In fact The Slender Man is just one of dozens of characters on the site, a fact Knudsen points out as he expressed his own disbelief that the meme was still alive and kicking. When the news of the stabbings reached him, Eric, a father himself, was understandably shaken. He released this statement:
“I am deeply saddened by the tragedy in Wisconsin and my heart goes out to the families of those affected by this terrible act.”
He’s since been unavailable for comment or interviews. He filed a copyright back when the character began to spread on social media, finding it’s way into video games, ARG’s, and now even a popular app. But Knudsen is the first to admit that while he spawned this alluring devil he’s not in charge of his destiny anymore. “I feel like less of a creator and more of an administrator, in a lot of respects, or the manager,” he told NPR in the interview last January. “I feel like I’m Slenderman’s manager, and he’s out there doing his thing, and I need to just kind of watch him and take care of him.”

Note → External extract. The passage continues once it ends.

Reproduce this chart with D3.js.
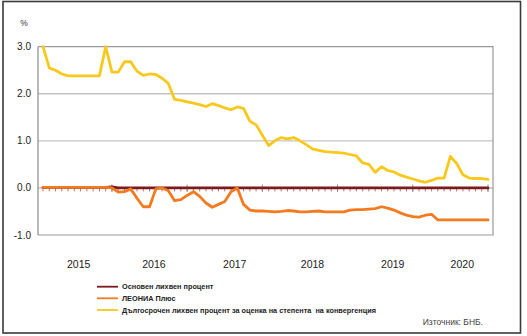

When reports first surfaced that a deranged youth referenced Stanley Kubrik’s A Clockwork Orange after a violent attack on a schoolmate the director had the film pulled in the U.K. Likewise author Stephen King let his school shooting themed story Rage go out of print in the wake of Columbine. But Knudsen can’t simply censor himself to collude with the current knee-jerk reaction hysteria surrounding his fictional demon. No matter how much he wants to he can’t just unplug the Slenderman because he doesn’t belong to him. The ghost is in the machine and will continue to thrive until we stop feeding it.
The victim, whose name can’t be released due to her being a minor, has received outpourings of support and donations from a site set up online to ease the financial burden brought on by the horrifying assault. The girls behind that attack will most likely be tried as adults for their crimes, although one of the alleged stabbers has since been ruled mentally incompetent. Shortly after the news of the stabbings broke, just around the time of Slenderman’s creation, a Cincinnati woman came forward saying her teenage daughter had attacked her as well. The mentally ill girl was said to be obsessed with Slenderman as well. And so the legend continues to grow and evolve, doing its best to avoid becoming just another victim himself on the ever growing trash heap of dead internet memes.